We're taught throughout our career that "if it isn't written down, it didn’t happen." Whether working in the field, teaching or working as an administrator, I've always stressed the importance of thorough documentation to ensure continuity of care and to have a written history of this event in the patient's life, so a paper published in the February 2010 issue of the Journal of the American College of Surgeons was disturbing.
The paper, presented by Dann J. Laudermilch, BS, Melissa A. Schiff, MD, MPH, Avery Nathans, MD, MPH, PhD, FACS and Mathew R. Rosengart, MD, MPH, FACS, was titled "Lack of Emergency Medical Services Documentation Is Associated with Poor Patient Outcomes: A Validation of Audit Filters for Prehospital Trauma Care."
The article is about how trauma care needs a continued system of review to ensure it evolves and improves over time. The authors used a Delphi study with 81 nationally recognized experts in trauma care who were able to agree on 28 criteria that would be sensitive to monitoring variations in prehospital care. The criteria covered EMS care, transportation time and interfacility transfer. They then linked the prehospital and in- hospital records and sought to see if one or both of two factors influenced outcomes. The two things they looked at were cases where BLS requested ALS assist and failure of EMS personnel to record patient physiology at the scene.

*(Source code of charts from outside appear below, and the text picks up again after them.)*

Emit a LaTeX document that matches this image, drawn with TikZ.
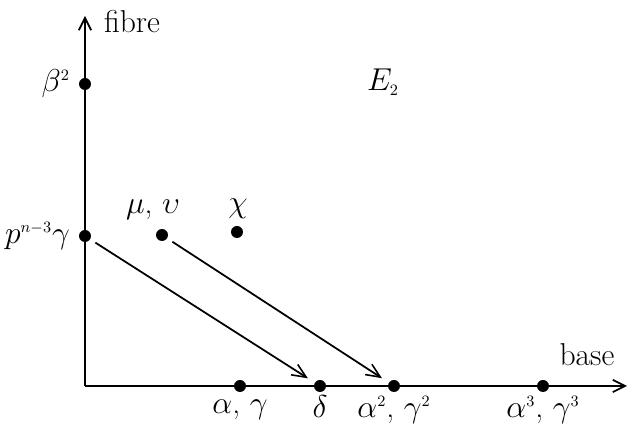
\documentclass[tikz,border=0pt]{standalone}
\usepackage{fix-cm}
\usetikzlibrary{arrows.meta}
\newcommand{\ssup}[1]{^{\scriptscriptstyle #1}}
\begin{document}
\begin{tikzpicture}[x=0.02cm,y=-0.02cm,
  dot/.style={circle,fill=black,inner sep=0pt,minimum size=0.24cm},
  lbl/.style={inner sep=1pt,font=\fontsize{18}{21}\selectfont},
  axis/.style={line width=1.3pt,-{Straight Barb[length=7pt,width=7pt,line width=1pt]}},
  arr/.style={line width=1pt,-{Straight Barb[length=8pt,width=7pt,line width=0.9pt]},shorten <=0.12cm,shorten >=0.16cm}]
\useasboundingbox (0,0) rectangle (630,425);
\coordinate (O) at (85,386);
\coordinate (Ytop) at (85,16);
\coordinate (Xend) at (627,386);
\draw[axis] (O) -- (Ytop);
\draw[axis] (O) -- (Xend);
\node[lbl] (fibre) at (132,22) {fibre};
\node[lbl] (base) at (587,355) {base};
\node[lbl] (E) at (383,82) {$E_{\scriptscriptstyle 2}$};
% dots
\node[dot] (b2) at (85,84) {};
\node[dot] (p) at (85,236) {};
\node[dot] (mu) at (162,235) {};
\node[dot] (chi) at (237,232) {};
\node[dot] (ag) at (240,386) {};
\node[dot] (d) at (320,386) {};
\node[dot] (ag2) at (394,386) {};
\node[dot] (ag3) at (543,386) {};
% labels
\node[lbl,anchor=east] (lb2) at (72,84) {$\beta\ssup{2}$};
\node[lbl,anchor=east] (lp) at (72,236) {$p\ssup{n-3}\gamma$};
\node[lbl] (lmu) at (153,210) {$\mu$, $\upsilon$};
\node[lbl] (lchi) at (238,209) {$\chi$};
\node[lbl] (lag) at (240,410) {$\alpha$, $\gamma$};
\node[lbl] (ld) at (320,407) {$\delta$};
\node[lbl] (lag2) at (394,410) {$\alpha\ssup{2}$, $\gamma\ssup{2}$};
\node[lbl] (lag3) at (543,410) {$\alpha\ssup{3}$, $\gamma\ssup{3}$};
% arrows
\draw[arr] (p) -- (d);
\draw[arr] (mu) -- (ag2);
\end{tikzpicture}
\end{document}
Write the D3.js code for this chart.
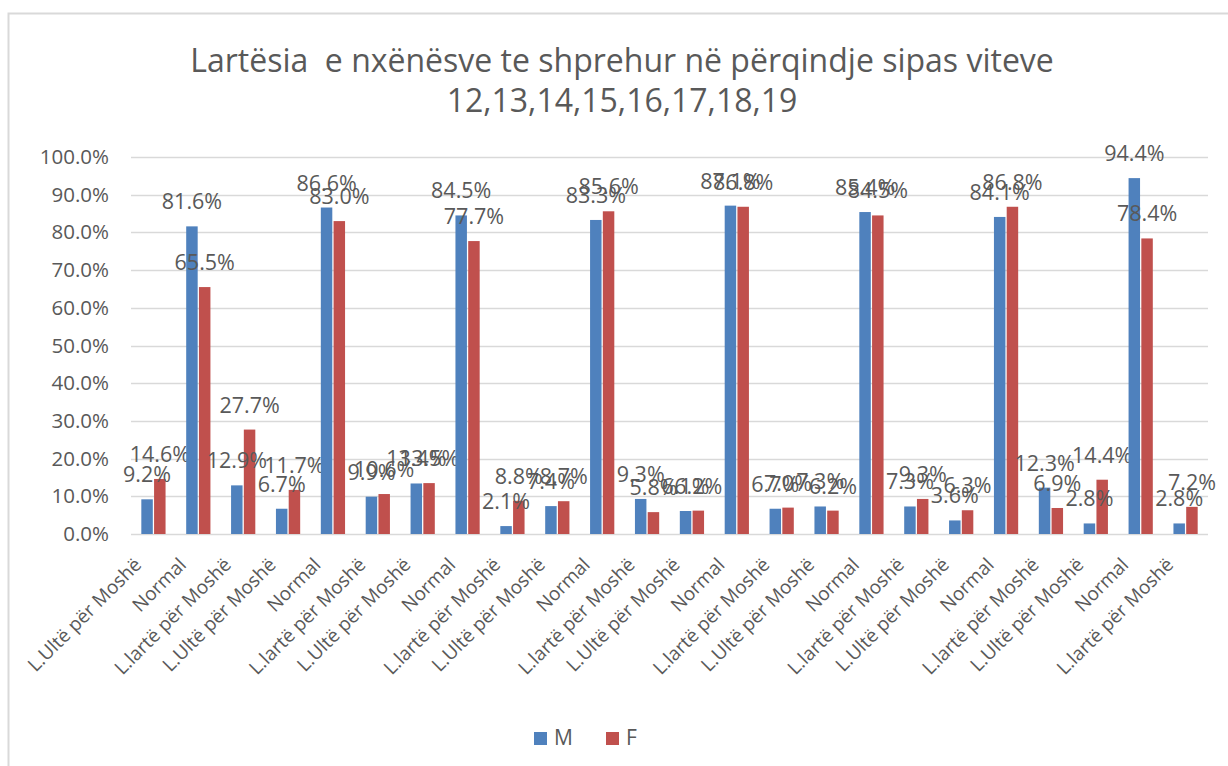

They looked at 4,744 trauma patients in a retrospective cohort study. Of these, 1,337 patients had at least one scene physiologic parameter; 877 had no recorded heart rate; 925 were missing a recorded blood pressure and 1,195 were missing a respiratory rate. Seven hundred eighty-eight patients were missing all three values; 84 missed two and 465 were missing one. These are significant numbers. Just those with missing respiratory rates came to 25.2%.
Once they had this data, they looked for a correlation between their data and mortality. There was no association between BLS requesting ALS assist and increased mortality. The authors thought that dispatching BLS to patients needing ALS might affect outcomes, but, in this review, that was not the case. In regard to incomplete documentation, however, they found the association with increased mortality was more than twofold.
The authors recognizes that their study had limitations and noted, "Although our sample size was large, missing data of the level of EMS response limited our analysis and might have biased our results. Our ability to adjust for patient and injury characteristics was subject to the accuracy of chart documentation."
While I would like to say that omitting a vital sign from the patient record can't in itself cause more trauma patient deaths, I can't. This is the rub with poor documentation. You can't defend the quality of your assessment or treatment if the information is not recorded. In quality improvement programs, documentation is generally looked at to ensure protocol is followed, which is a big part of ensuring patients have their best chance at a good outcome. If we are looking to evaluate trauma patient care, our ability to study what works and what doesn't is hampered by incomplete documentation. Whether assessment findings or treatment, if we don't get it into the record, there are holes in the data and we can't evaluate the effectiveness of our trauma systems.
The authors of this study point out that inadequate EMS documentation might more globally measure inappropriate prehospital care. Think about that for a minute. If you are evaluating anything and find sloppy or incomplete documentation, you would assume that the work was suspect. It is not a stretch then to assume the possibility that incomplete documentation of our work in the field implies our care is incomplete as well.
At the very least, this study shows that we cannot know why these patients have poorer outcomes because the missing data becomes the target. If the data was there, it might show us other ways to improve these patients' chances. At the very worst, it reflects inferior care. That may infuriate you as a prehospital provider, but if you want to argue the point, you have to document it.